Gianfranco Fini e il suo partito hanno un grande avvenire dietro le spalle. Mentre Futuro e libertà si disintegra, senatore dopo senatore, deputato dopo deputato, è inevitabile pensare alle raffinate analisi di politologi e commentatori. I quali, dopo aver guardato nella sfera di cristallo, avevano annunciato al volgo: il domani appartiene al presidente della Camera. Concordi le analisi. Secondo Eugenio Scalfari, Fini stabiliva «un importante passo avanti per il nostro Paese e la fine dell’anomalia berlusconiana». Massimo Cacciari elogiava il superamento degli steccati e sentenziava: «Il Pdl non sta in piedi, per questo guardo a Fini». Anche Pierluigi Battista, di solito prudente, si sbilanciava: dopo aver sottolineato «il drammatico errore di Berlusconi», sottolineava come «il partito che Fini ha fatto nascere a Perugia» apparisse «invece come una forza politica vera, proiezione di un’anima autentica del centrodestra italiano ».
Insomma, solo l’ex leader di An, affiancato dai cervelloni di Farefuturo, aveva la ricetta giusta per un’altra destra: responsabile, libertaria, moderna, aperta al dialogo. Soprattutto antiberlusconiana. Di fronte a quest’ultimo dettaglio, i giornali nemici, come Repubblica , di punto in bianco divennero amici. A lungo anche il Corriere della Sera e il Sole-24 ore strizzarono l’occhio con simpatia. Accorsero professori, registi, cinematografari dell’altra sponda politica: da Giulio Giorello a Giacomo Marramao passando per Moni Ovadia.
La Rcs libri, guidata da Paolo Mieli, pubblicò il manifesto-Il futuro della libertà firmato da Gianfranco Fini.
Poi venne il Terzo Polo e fu subito descritto dagli «esperti» come la casa degli autentici moderati. I guru dei sondaggi, a canali unificati, diedero la lieta novella: l’alleanza tra Fini, Casini e Rutelli era destinata a erodere il bacino elettorale della maggioranza. In costante crescita il consenso: 13 per cento, 18 per cento, 22 per cento a Ballarò nel novembre 2010. Gradimento personale per Fini alle stelle.

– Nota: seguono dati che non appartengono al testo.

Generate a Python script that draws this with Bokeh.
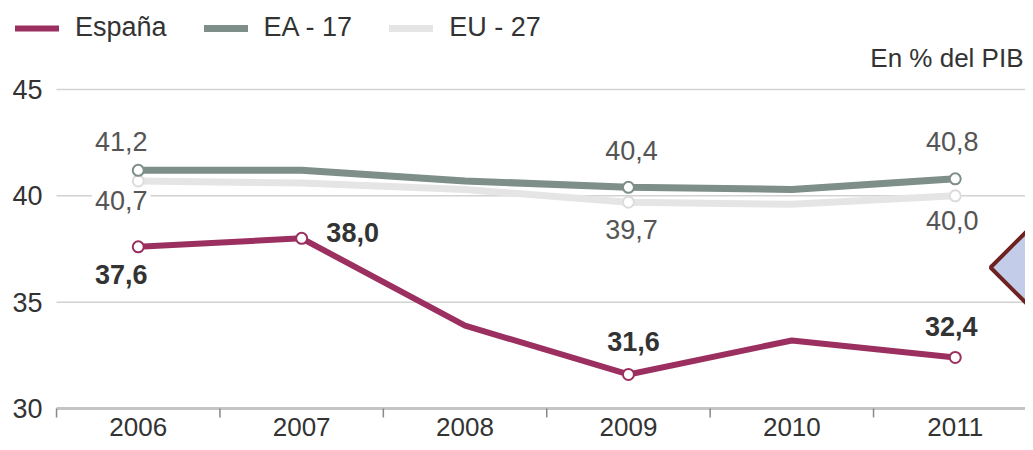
from bokeh.plotting import figure
from bokeh.models import ColumnDataSource, Legend, LegendItem, Label, Range1d
from bokeh.core.properties import value
from bokeh.embed import file_html
from bokeh.resources import INLINE

# ---------------- data ----------------
years = [2006, 2007, 2008, 2009, 2010, 2011]
espana = [37.6, 38.0, 33.9, 31.6, 33.2, 32.4]
ea17 = [41.2, 41.2, 40.7, 40.4, 40.3, 40.8]
eu27 = [40.7, 40.6, 40.3, 39.7, 39.6, 40.0]
espana_marked = [2006, 2007, 2009, 2011]
ea17_marked = [2006, 2009, 2011]
eu27_marked = [2006, 2009, 2011]
y_ticks = [30, 35, 40, 45]
series_names = ["España", "EA - 17", "EU - 27"]
unit_note = "En % del PIB"

# ---------------- styles ----------------
FONT = "Liberation Sans"
FS = "27px"
C_ES = "#9b3060"
C_EA = "#7e8e89"
C_EU = "#e5e5e5"
# label offsets (px) per marked point: (dx, dy), dy positive = down
off_es = [(-17, 28), (51, -6), (5, -33), (-4, -31)]
off_ea = [(-17, -29), (3, -37), (-3, -37)]
off_eu = [(-17, 20), (3, 27), (-3, 25)]

X0, X1 = 2005.5, 2011.43          # plotted span (category boundaries)
TICK_LEN = 0.42                   # tick mark length below baseline (y units)


def fmt(v):
    return f"{v:.1f}".replace(".", ",")


def marked(vals, marks, offs):
    xs = [y for y in years if y in marks]
    ys = [vals[years.index(y)] for y in xs]
    return ColumnDataSource(dict(
        x=xs, y=ys, t=[fmt(v) for v in ys],
        dx=[o[0] for o in offs], dy=[o[1] for o in offs]))


p = figure(width=1025, height=442, output_backend="svg", toolbar_location=None,
           x_range=Range1d(2005.157, X1), y_range=Range1d(28.401, 49.185),
           min_border_left=0, min_border_right=0, min_border_top=0,
           min_border_bottom=0)
p.outline_line_color = None
p.background_fill_color = "white"
p.border_fill_color = "white"
p.xaxis.visible = False
p.yaxis.visible = False
p.xgrid.grid_line_color = None
p.ygrid.grid_line_color = None

base = y_ticks[0]

# horizontal grid lines + baseline
grid_src = ColumnDataSource(dict(y=y_ticks[1:], x0=[X0] * 3, x1=[X1] * 3))
p.segment("x0", "y", "x1", "y", source=grid_src, line_color="#d2d2d2", line_width=1.5)
p.segment(X0, base, X1, base, line_color="#c4c4c4", line_width=3)

# x tick marks at category boundaries, labels at years
bounds = [y - 0.5 for y in years]
tick_src = ColumnDataSource(dict(x=bounds, y0=[base] * len(bounds),
                                 y1=[base - TICK_LEN] * len(bounds)))
p.segment("x", "y0", "x", "y1", source=tick_src, line_color="#888888", line_width=1.5)
xlab_src = ColumnDataSource(dict(x=years, y=[base] * len(years), t=[str(y) for y in years]))
p.text("x", "y", text="t", source=xlab_src, y_offset=19, text_align="center",
       text_baseline="middle", text_font=value(FONT), text_font_size="26px",
       text_color="#333333")

# y tick labels
ylab_src = ColumnDataSource(dict(x=[X0] * len(y_ticks), y=y_ticks, t=[str(v) for v in y_ticks]))
p.text("x", "y", text="t", source=ylab_src, x_offset=-14, text_align="right",
       text_baseline="middle", text_font=value(FONT), text_font_size=FS,
       text_color="#333333")

# decoration at the right edge
p.patch([2011.216, 2011.522, 2011.828, 2011.522], [36.63, 38.98, 36.63, 34.28],
        fill_color="#c3cde9", line_color="#6e2222", line_width=4)

# lines
r_eu = p.line(years, eu27, line_color=C_EU, line_width=7, line_join="round", line_cap="round")
r_ea = p.line(years, ea17, line_color=C_EA, line_width=7, line_join="round", line_cap="round")
r_es = p.line(years, espana, line_color=C_ES, line_width=6, line_join="round", line_cap="round")

s_eu = marked(eu27, eu27_marked, off_eu)
s_ea = marked(ea17, ea17_marked, off_ea)
s_es = marked(espana, espana_marked, off_es)

p.scatter("x", "y", source=s_eu, size=11, fill_color="white", line_color="#dcdcdc", line_width=2)
p.scatter("x", "y", source=s_ea, size=11, fill_color="white", line_color=C_EA, line_width=2)
p.scatter("x", "y", source=s_es, size=11, fill_color="white", line_color=C_ES, line_width=2)

for src, col, style in [(s_eu, "#555555", "normal"), (s_ea, "#555555", "normal"),
                        (s_es, "#333333", "bold")]:
    p.text("x", "y", text="t", source=src, x_offset="dx", y_offset="dy",
           text_align="center", text_baseline="middle",
           text_font=value(FONT), text_font_size=FS, text_font_style=style,
           text_color=col, background_fill_color="white", padding=3)

p.add_layout(Label(x=X1, y=46.5, text=unit_note, text_align="right",
                   text_baseline="middle", x_offset=-2, text_font=FONT,
                   text_font_size="26px", text_color="#333333"))

legend = Legend(items=[LegendItem(label=series_names[0], renderers=[r_es]),
                       LegendItem(label=series_names[1], renderers=[r_ea]),
                       LegendItem(label=series_names[2], renderers=[r_eu])],
                orientation="horizontal", location=(15, 399),
                glyph_width=44, glyph_height=26, label_height=26, label_standoff=16,
                spacing=37, padding=0, margin=0,
                border_line_color=None, background_fill_alpha=0,
                label_text_font=FONT, label_text_font_size=FS,
                label_text_color="#333333")
p.add_layout(legend, "center")

open("out.html", "w").write(file_html(p, INLINE))
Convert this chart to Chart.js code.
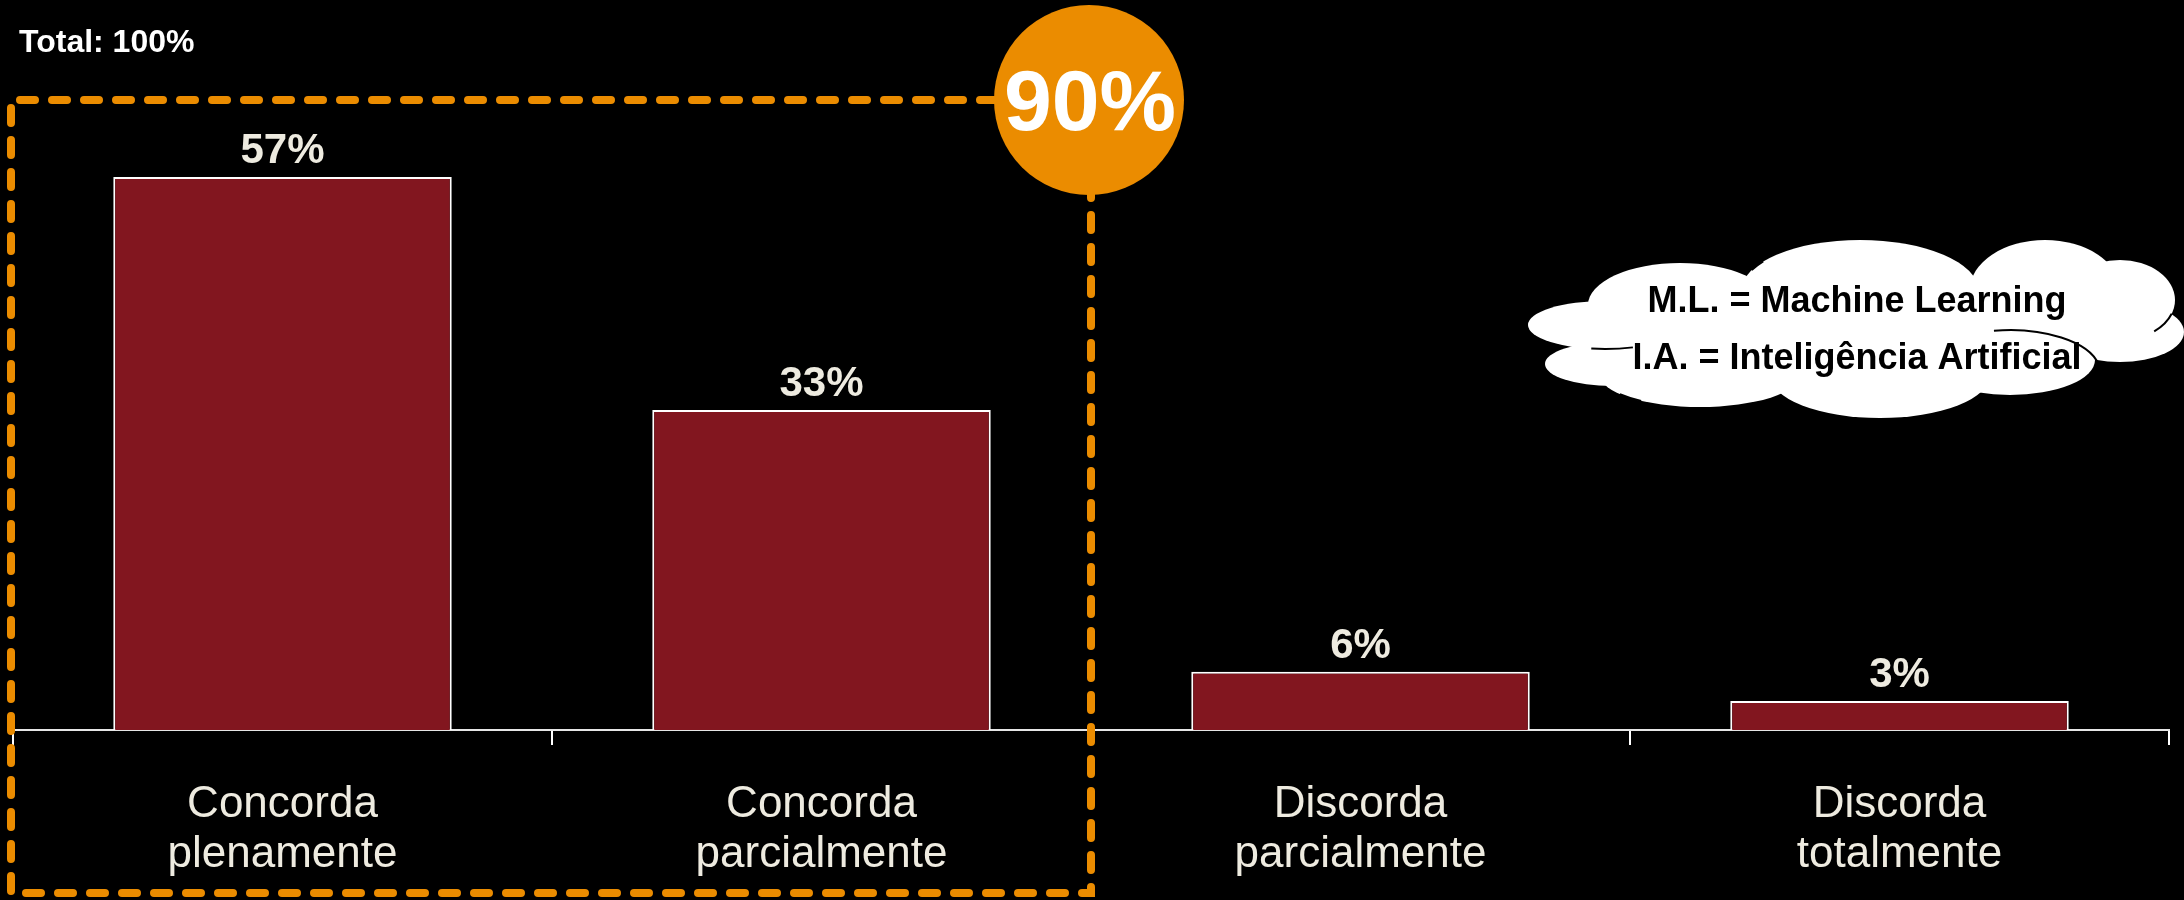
<!DOCTYPE html>
<html>
<head>
<meta charset="utf-8">
<script src="https://cdn.jsdelivr.net/npm/chart.js@4"></script>
<style>
    html, body { margin: 0; padding: 0; background: #000; }
    #wrap { width: 2184px; height: 900px; }
</style>
</head>
<body>
<div id="wrap"><canvas id="chart" width="2184" height="900"></canvas></div>
<script>
// 資料
const categories = [
    ['Concorda', 'plenamente'],
    ['Concorda', 'parcialmente'],
    ['Discorda', 'parcialmente'],
    ['Discorda', 'totalmente']
];
const values = [57, 33, 6, 3];
const totalText = 'Total: 100%';
const noteLines = ['M.L. = Machine Learning', 'I.A. = Inteligência Artificial'];

const FONT = "'Liberation Sans', Arial, sans-serif";
const ORANGE = '#eb8c00';
const LABEL_COLOR = '#eeebe0';

// 柱上數值
const valueLabels = {
    id: 'valueLabels',
    afterDatasetsDraw(chart) {
        const ctx = chart.ctx;
        const meta = chart.getDatasetMeta(0);
        ctx.save();
        ctx.font = `bold 42px ${FONT}`;
        ctx.fillStyle = LABEL_COLOR;
        ctx.textAlign = 'center';
        ctx.textBaseline = 'alphabetic';
        meta.data.forEach((bar, i) => {
            ctx.fillText(values[i] + '%', bar.x, bar.y - 14);
        });
        ctx.restore();
    }
};

// 雲朵與標註
function drawCloud(ctx) {
    const blobs = [
        [1680, 305, 92, 42],
        [1860, 290, 118, 50],
        [2045, 290, 75, 50],
        [2120, 300, 55, 40],
        [2120, 332, 64, 30],
        [1605, 325, 77, 24],
        [1612, 364, 67, 22],
        [1700, 375, 100, 32],
        [1880, 375, 110, 43],
        [2010, 360, 85, 35],
        [1700, 340, 125, 50],
        [1870, 330, 240, 60]
    ];
    ctx.save();
    ctx.fillStyle = '#fff';
    blobs.forEach(([cx, cy, rx, ry]) => {
        ctx.beginPath();
        ctx.ellipse(cx, cy, rx, ry, 0, 0, Math.PI * 2);
        ctx.fill();
    });
    // 內部輪廓線
    ctx.strokeStyle = '#000';
    ctx.lineWidth = 2;
    const arcs = [
        [2010, 372, 90, 42, -1.75, 0.15],
        [2120, 300, 55, 40, 0.35, 0.9],
        [1605, 325, 77, 24, 1.2, 1.75],
        [1860, 290, 118, 50, 3.55, 3.75],
        [1700, 375, 100, 32, 2.2, 2.5]
    ];
    arcs.forEach(([cx, cy, rx, ry, a0, a1]) => {
        ctx.beginPath();
        ctx.ellipse(cx, cy, rx, ry, 0, a0, a1);
        ctx.stroke();
    });
    ctx.fillStyle = '#000';
    ctx.font = `bold 36px ${FONT}`;
    ctx.textAlign = 'center';
    ctx.textBaseline = 'alphabetic';
    ctx.fillText(noteLines[0], 1857, 312);
    ctx.fillText(noteLines[1], 1857, 369);
    ctx.restore();
}

const overlay = {
    id: 'overlay',
    afterDraw(chart) {
        const ctx = chart.ctx;
        const x = chart.scales.x;
        const right = (x.getPixelForValue(1) + x.getPixelForValue(2)) / 2;
        const left = 11, top = 100, bottom = 893;

        ctx.save();
        ctx.fillStyle = '#fff';
        ctx.font = `bold 32px ${FONT}`;
        ctx.textBaseline = 'alphabetic';
        ctx.fillText(totalText, 19, 52);

        // 虛線框
        ctx.strokeStyle = ORANGE;
        ctx.lineWidth = 8;
        ctx.lineCap = 'round';
        ctx.setLineDash([15, 17]);
        ctx.beginPath();
        ctx.moveTo(right, top);
        ctx.lineTo(left, top);
        ctx.lineTo(left, bottom);
        ctx.lineTo(right, bottom);
        ctx.lineTo(right, top);
        ctx.stroke();
        ctx.setLineDash([]);

        // 合計圓圈
        const sum = values[0] + values[1];
        ctx.fillStyle = ORANGE;
        ctx.beginPath();
        ctx.arc(right - 2, 100, 95, 0, Math.PI * 2);
        ctx.fill();
        ctx.fillStyle = '#fff';
        ctx.font = `bold 86px ${FONT}`;
        ctx.textAlign = 'center';
        ctx.textBaseline = 'alphabetic';
        ctx.fillText(sum + '%', right - 1, 130);
        ctx.restore();

        drawCloud(ctx);
    }
};

new Chart(document.getElementById('chart'), {
    type: 'bar',
    data: {
        labels: categories,
        datasets: [{
            data: values,
            backgroundColor: '#82161f',
            borderColor: '#ffffff',
            borderWidth: 2,
            borderSkipped: 'bottom',
            categoryPercentage: 1,
            barPercentage: 0.628
        }]
    },
    options: {
        responsive: false,
        animation: false,
        layout: { padding: { top: 148, left: 13, right: 15, bottom: 0 } },
        plugins: {
            legend: { display: false },
            tooltip: { enabled: false }
        },
        scales: {
            x: {
                grid: {
                    display: true,
                    offset: true,
                    drawOnChartArea: false,
                    drawTicks: true,
                    tickLength: 15,
                    color: '#ffffff',
                    lineWidth: 2
                },
                border: { display: true, color: '#e6e6e6', width: 2 },
                ticks: {
                    color: LABEL_COLOR,
                    padding: 35,
                    maxRotation: 0,
                    autoSkip: false,
                    font: { family: FONT, size: 44, lineHeight: 1.14 }
                },
                afterFit(scale) {
                    scale.height = 170;
                }
            },
            y: {
                display: false,
                min: 0,
                max: 60
            }
        }
    },
    plugins: [valueLabels, overlay]
});
</script>
</body>
</html>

Un entusiasmo popolare di cui non si è vista traccia nel recente congresso di Futuro e Libertà celebrato a Milano. Già. Perché nel frattempo, senza chiedere il permesso ai politologi, il progetto ha mostrato la sua vera faccia. I paroloni spesi nei mesi passati si sono rivelati sproporzionati rispetto all’offerta politica, riassumibile quasi unicamente nel giustizialismo manettaro (che dovrebbe fare orrore a chi si proclama libertario, sia a destra sia a sinistra).
In quanto al pluralismo del nuovo schieramento, quando lo storico Alessandro Campi e la politologa Sofia Ventura hanno osato esprimere dissenso per la linea del partito, o meglio per la sua assenza, sono stati zittiti da Farefuturo. Le contraddizioni di Futuro e libertà sono esplose. Che senso ha un partito in cui dovrebbero convivere liberali (pochi) e statalisti (molti), superlaici e cattolici? Nessuno. Che successo può avere un partito di destra che fa la guerra a un governo amico e cerca sponda a sinistra? Nessuno.